Dropping day jobs and going all in was a “huge gamble,” but after a decade and a half of collaborations, stretching back to the time they were mean-mugged by their adolescent peers while playing Joan Jett and KISS covers at Ellis’ high school homecoming dance in Houston, they understand this is their moment. Over the past few years they’ve been writing prolifically — churning out chaotic but hooky pop numbers with Sweet Spirit and boozy, bar anthems with A Giant Dog. Nine times out of 10, the songs are very good. Both bands’ live shows, marked by Ellis’ Freddie Mercury-channeling, bombastic brilliance, have attracted fervent followers from around the world. Late last year, they signed a few television licensing deals they needed to survive, but for now they’re in limbo, listening to the persistent whispers proclaiming them Austin’s next big thing, while waiting on the mailbox money to come through.

“We added dance practices to our schedule this week and I keep getting hungry after the practices,” Ellis says. “I’m like, ‘Oh great, I can’t afford the hobby of dance and exercise because it’s making my metabolism higher.’ It’s getting that specific for me.”

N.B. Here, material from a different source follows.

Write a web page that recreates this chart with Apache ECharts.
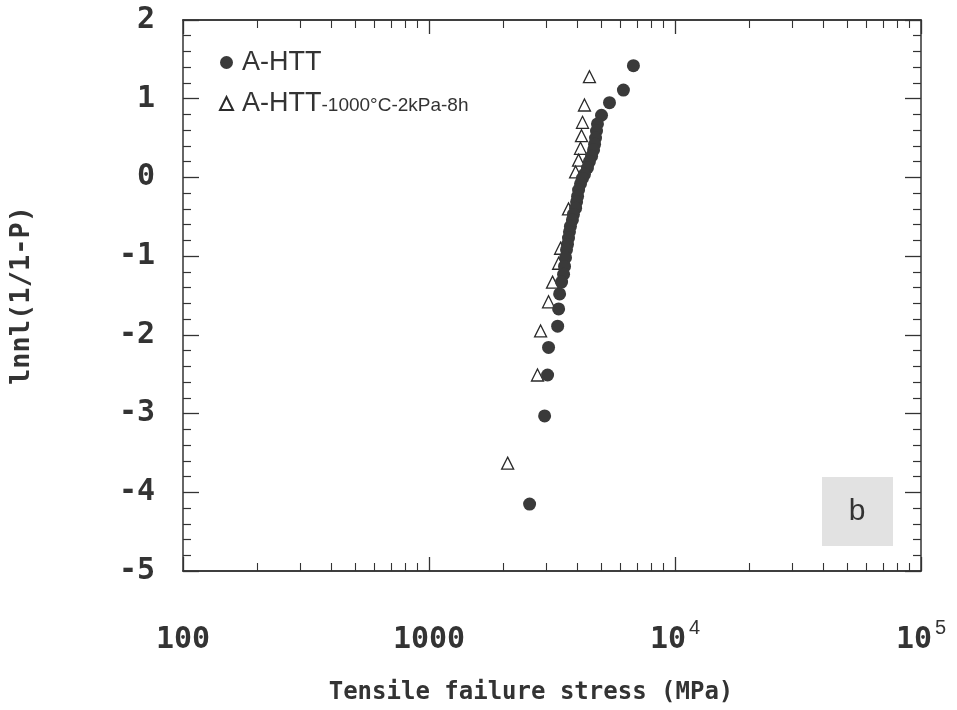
<!DOCTYPE html>
<html>
<head>
    <meta charset="utf-8">
    <title>weibull</title>
    <script src="https://cdn.jsdelivr.net/npm/echarts@6/dist/echarts.min.js"></script>
    <style>
        html, body { margin: 0; padding: 0; background: #fff; }
        #chart { width: 957px; height: 710px; }
    </style>
</head>
<body>
<div id="chart"></div>
<script>
    // A-HTT (filled circles): stress MPa, lnln(1/1-P)
    var htt_x = [6776, 6170, 5416, 5026, 4840, 4797, 4753, 4710, 4667, 4580, 4487, 4406, 4285, 4207, 4130,
        4055, 4018, 3981, 3944, 3864, 3828, 3758, 3724, 3690, 3656, 3622, 3589, 3556, 3524, 3459,
        3396, 3365, 3334, 3062, 3034, 2951, 2564];
    var htt_y = [1.42, 1.11, 0.95, 0.79, 0.68, 0.59, 0.50, 0.42, 0.35, 0.27, 0.20, 0.12, 0.04, -0.01, -0.08,
        -0.16, -0.24, -0.31, -0.39, -0.47, -0.54, -0.62, -0.69, -0.77, -0.85, -0.92, -1.02, -1.13, -1.23, -1.33,
        -1.48, -1.67, -1.89, -2.16, -2.51, -3.03, -4.15];
    // A-HTT-1000°C-2kPa-8h (open triangles)
    var heat_x = [4490, 4285, 4207, 4168, 4130, 4055, 3944, 3690, 3427, 3365, 3178, 3062, 2842, 2761, 2088];
    var heat_y = [1.28, 0.92, 0.70, 0.53, 0.37, 0.22, 0.07, -0.40, -0.90, -1.09, -1.33, -1.58, -1.95, -2.51, -3.63];

    var seriesNames = ['A-HTT', 'A-HTT-1000°C-2kPa-8h'];
    var xMajor = [100, 1000, 10000, 100000];
    var xMinor = [200, 300, 400, 500, 600, 700, 800, 900,
        2000, 3000, 4000, 5000, 6000, 7000, 8000, 9000,
        20000, 30000, 40000, 50000, 60000, 70000, 80000, 90000];

    function pairs(xs, ys) {
        var out = [];
        for (var i = 0; i < xs.length; i++) out.push([xs[i], ys[i]]);
        return out;
    }

    var ink = '#333';
    var tickFont = 'DejaVu Sans Mono';

    function xLabel(v) {
        if (v == 100) return '{n|100}';
        if (v == 1000) return '{n|1000}';
        var e = Math.round(Math.log10(v));
        return '{n|10}{s|' + e + '}';
    }

    var chart = echarts.init(document.getElementById('chart'));
    var baseX = {
        type: 'log', logBase: 10, min: 100, max: 100000, gridIndex: 0,
        axisLine: { show: true, onZero: false, lineStyle: { color: ink, width: 1.5 } },
        splitLine: { show: false }
    };
    var baseY = {
        type: 'value', min: -5, max: 2, interval: 1,
        axisLine: { show: true, onZero: false, lineStyle: { color: ink, width: 1.5 } },
        axisTick: { show: true, inside: true, length: 16, lineStyle: { color: ink, width: 1.3 } },
        minorTick: { show: true, splitNumber: 5, length: 8, lineStyle: { color: ink, width: 1.2 } },
        splitLine: { show: false }
    };
    var option = {
        animation: false,
        backgroundColor: '#fff',
        grid: { left: 182, right: 36, top: 20, bottom: 139 },
        legend: {
            orient: 'vertical', left: 214, top: 44, itemGap: 14,
            itemWidth: 13, itemHeight: 13,
            data: [
                { name: seriesNames[0], icon: 'circle' },
                { name: seriesNames[1], icon: 'triangle' }
            ],
            formatter: function (name) {
                if (name == seriesNames[0]) return '{a|A-HTT}';
                return '{a|A-HTT}{b|-1000°C-2kPa-8h}';
            },
            textStyle: {
                rich: {
                    a: { fontFamily: 'Liberation Sans', fontSize: 27, color: ink, padding: [0, 0, 0, 4] },
                    b: { fontFamily: 'Liberation Sans', fontSize: 19, color: ink, padding: [5, 0, 0, 0] }
                }
            }
        },
        xAxis: [
            Object.assign({}, baseX, {
                position: 'bottom',
                name: 'Tensile failure stress (MPa)', nameLocation: 'middle', nameGap: 110,
                nameTextStyle: { fontFamily: tickFont, fontWeight: 'bold', fontSize: 24, color: ink, padding: [0, 42, 0, 0] },
                axisTick: { show: true, inside: true, length: 14, customValues: xMajor, lineStyle: { color: ink, width: 1.3 } },
                axisLabel: {
                    margin: 47, formatter: xLabel, customValues: xMajor,
                    rich: {
                        n: { fontFamily: tickFont, fontWeight: 'bold', fontSize: 30, lineHeight: 44, color: ink },
                        s: { fontFamily: 'Liberation Sans', fontSize: 20, color: ink, padding: [0, 0, 24, 3] }
                    }
                }
            }),
            Object.assign({}, baseX, {
                position: 'bottom',
                axisTick: { show: true, inside: true, length: 8, customValues: xMinor, lineStyle: { color: ink, width: 1.1 } },
                axisLabel: { show: false }
            }),
            Object.assign({}, baseX, {
                position: 'top',
                axisTick: { show: true, inside: true, length: 14, customValues: xMajor, lineStyle: { color: ink, width: 1.3 } },
                axisLabel: { show: false }
            }),
            Object.assign({}, baseX, {
                position: 'top',
                axisTick: { show: true, inside: true, length: 8, customValues: xMinor, lineStyle: { color: ink, width: 1.1 } },
                axisLabel: { show: false }
            })
        ],
        yAxis: [
            Object.assign({}, baseY, {
                position: 'left',
                name: 'lnnl(1/1-P)', nameLocation: 'middle', nameGap: 148,
                nameTextStyle: { fontFamily: tickFont, fontWeight: 'bold', fontSize: 27, color: ink },
                axisLabel: { margin: 28, fontFamily: tickFont, fontWeight: 'bold', fontSize: 30, color: ink }
            }),
            Object.assign({}, baseY, {
                position: 'right',
                axisLabel: { show: false }
            })
        ],
        series: [
            {
                name: seriesNames[1], type: 'scatter', symbol: 'triangle', symbolSize: 12,
                itemStyle: { color: '#fff', borderColor: '#2a2a2a', borderWidth: 1.3, opacity: 1 },
                data: pairs(heat_x, heat_y), z: 2
            },
            {
                name: seriesNames[0], type: 'scatter', symbol: 'circle', symbolSize: 13,
                itemStyle: { color: '#3a3a3a', opacity: 1 },
                data: pairs(htt_x, htt_y), z: 3
            }
        ],
        graphic: [
            {
                type: 'group', left: 822, top: 477,
                children: [
                    { type: 'rect', shape: { x: 0, y: 0, width: 71, height: 69 }, style: { fill: '#e2e2e2' } },
                    { type: 'text', x: 35, y: 35, style: { text: 'b', fontFamily: 'Liberation Sans', fontSize: 30, fill: '#333', align: 'center', verticalAlign: 'middle' } }
                ]
            }
        ]
    };
    chart.setOption(option);

    window.onresize = function () {
        chart.resize();
    };
</script>
</body>
</html>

Of their two projects, Sweet Spirit is the newer band and, as evidenced by the exhuberant mishmash of sounds on “St. Mojo,” it’s also more adventurous stylistically

“Starting out, Sweet Spirit was all the stuff we were afraid to do in A Giant Dog because it was too poppy,” Cashen says.

Through years exorcising demons in dive bars, A Giant Dog built a fanbase that demanded rowdy punk bruisers. Sweet Spirit became a catch all for everything else. “We’ll do a disco song or we’ll do a country song or stuff like that,” Cashen says. “Stuff that I’d never let A Giant Dog do because I want to keep it this punk outfit. I don’t think we’re afraid to do anything in Sweet Spirit.”

“St. Mojo” covers a lot of musical ground. Lead track “Power” is a hard-driving rock ‘n’ roll call to arms. Followup single “The Mighty” turns a wistful, power ballad interpretation of a Beatitude into an underdog anthem. Ellis channels Dolly Parton on a sweet little country ditty, “Far From Home,” and the album also includes a pop ode to Pamela Anderson.

RELATED: Sabrina Ellis’ Sweet Spirit is Austin’s next big thing

“It reminds me of if ELO went to a gospel revival or something and then Pamela Anderson was just in slow motion jogging around,” Ellis says.

It’s so ridiculously fun, Cashen, who low-key hates the song, worries he will regret putting it to wax.

“I have a very real fear of writing a song that’s too catchy and then you’re just going to have to perform that song,” he says. “That’s the only thing anybody wants to hear. That’s going to be the song that people shout out when you’re playing another song.”

His concern is not unfounded. For the first time, the band enlisted an outside producer, Los Lobos’ Steve Berlin, to help refine their sound. Berlin insisted “Pamela” belonged on the album. He also sweetened the band’s mixes with percussion and horn features from Austin’s top-notch cumbia funk outfit, Grupo Fantasma.

Though Cashen says Berlin “trimmed the fat off a lot of stuff,” the album maintains the brink-of-chaos, ecstatic energy that makes Sweet Spirit live shows so engaging.

“St. Mojo” doesn’t have a consistent theme, but sex, risk and empowering the little guy all emerge as motifs. The album also has a timeless quality. “We want these songs to sound like you don’t know when they were recorded,” Ellis says. “Like they could be in a jukebox or something.”

The first Sweet Spirit release, “Cokomo,” was a hat tip to the fictional island the Beach Boys praised in the 1988 song “Kokomo.” They consider “St. Mojo” their own imaginary paradise. “Mojo is like the ‘Austin Powers,’ sex power and sex drive. Adding the saint to it makes it kind of this oxymoron,” Ellis says.

In the pre-SXSW lead up to the release, Cashen and Ellis are grinding hard. They’re scheduled to do three music video shoots, two for Sweet Spirit and one for a Giant Dog, over a 10-day period. The prospect is both exhausting and exhilarating.

“Just the idea of doing three videos, where we’re all going to be kind of in three different towns pretending we’re three different types of people in three different time periods, is to me a grand adventure,” Ellis says.

The creative fire feeds them when real food is scarce.

“Sometimes as a musician I feel like a court jester or something,” she says. “Like we spend our time doing stuff that other people consider really fun and whether I’m going privately insane or Andrew is starving, we still look like we’re having the greatest time. If we can do any service to anyone by making them feel empowered or inspired, that’s the least we can do as rock ‘n’ roll musicians.”